‘Tis the holiday season!
It’s time for presents, family, and sadly, new holiday phishing scams.
Recently, it was noted how phishing attacks form the spearhead to attack organizations. Key to blunting their effectiveness is educating your team about new types of fraud.
As the holidays approach and to-do lists lengthen, it’s important to remember that cybercriminals never take the holidays off. And, neither should your cybersecurity.
Keep your business and loved ones safe, by spreading the word on the latest phishing scams this holiday season.
Attackers know how stressed you can be when preparing for the holidays, shipping presents, and trying to finish up work before vacations begin.
In 2020, 30% of US consumers received an email or an SMS attack, featuring amazing Black Friday deals on video game platforms, gift cards, and too-good-to-be-true offers. As a result, thousands of people fell victim to data theft.
Another common holiday phishing tactic warns about delayed, missing, or withheld packages from FedEx, UPS, and other major shipping hubs.
These attacks prey upon both stressed consumers, as well as businesses that see a surge in shipping needs during the peak holiday season.
These attacks target cryptocurrency, credit card numbers, credentials, or simply drop malware on the local machine.
Because these ploys primarily target consumers, educating your workers reduces the chance of your team and their families clicking on bad links on a less-than-secure home network.
Once an attacker gains access to an employee’s home network, they begin opening a path to other connected systems – even to your own business.
The rise in remote work increases the danger of consumer-oriented attacks, and serves as a reminder to help educate those around you.
007 & TSA Phishing
Of course, not all phishing attacks revolve around the holidays.
Malicious ads sometimes pop up offering free access to current events, such as concerts or popular movies.
One recent example occurred during the release of the latest 007 – James Bond movie, when victims were offered “free” viewing of the movie. The catch? They just needed to enter their credit card number to watch.
You can probably guess what happened after that.
Easy access to any hot trend should always be considered suspicious, but the same applies to offers that save time. This year has witnessed a surge in fake “TSA PreCheck Renewal” phishing attacks, which offer to help skip the line at the airport.
While this scam typically limits the damage to stealing $140 from victims (and possibly credit card numbers), this attack could easily be used to deliver malware as well.
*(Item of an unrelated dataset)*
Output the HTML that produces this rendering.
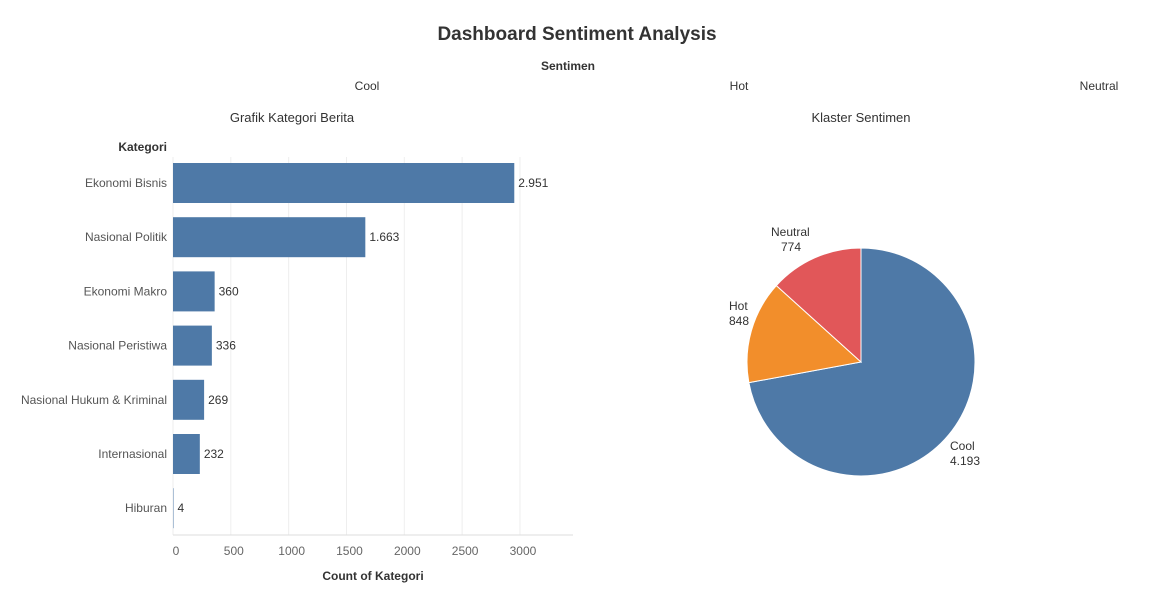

Phishing Scams & Holiday Phone Fraud
Thanks to advanced email screening, you can detect and block many emails containing malicious code, or links to bad websites. As a result, some attackers are using the phone.
The phishing scam works like this:
First, attackers send a phishing email about a fake Amazon reset, fake orders for expensive items, or alerts for $5,000 Zelle transfers.
The phishing email then provides a phone number you can call to resolve the issue, instead of a malicious link or file. This lets them bypass any detection software you might have set up.
Fraudsters try to trick the user into directly divulging information over the phone, or by asking users to manually type in a website address.
The Zelle attack uses a more subtle technique, which seems more legitimate. Unfortunately, it can also be more damaging.
Victims call a number and reach someone pretending to be a bank’s customer service agent. This “agent” then asks the victim to confirm their online banking username, in order to verify their identity.
The fraudster explains that this verification will be completed once the victim receives an SMS (text message) security code and repeats it back. This sounds like a familiar and legitimate process.
However, on the other end, the fraudsters have opened the bank’s website, clicked “forgot my password” and selected SMS confirmation. Unaware, the victim gives up the code they receive, and provides the fraudster with the ability to change the password and drain the account.
These types of attacks aren’t usually detectible using anti-phishing software, making education and awareness your best defense.
This helps them stay safer in their personal lives, and adds a layer of protection to your business as well.
Bringing it Together
As the holiday season approaches, schedules fill up, businesses (and households) become hectic, and people get stressed. It creates the perfect environment for criminals to strike.
While attackers are always evolving their methods, you still need to prepare against those that are known.
To protect against phishing attacks, start with the basics, by using email filtering and proper email server settings.
Then, educate those around you by spreading the word about the latest attacks.
And, minimize the damage by using multi-factor authentication, network segmentation, regular patching, and monitoring our systems.
Make sure this holiday season is about enjoying your family and friends – and not dealing with a cyberattack.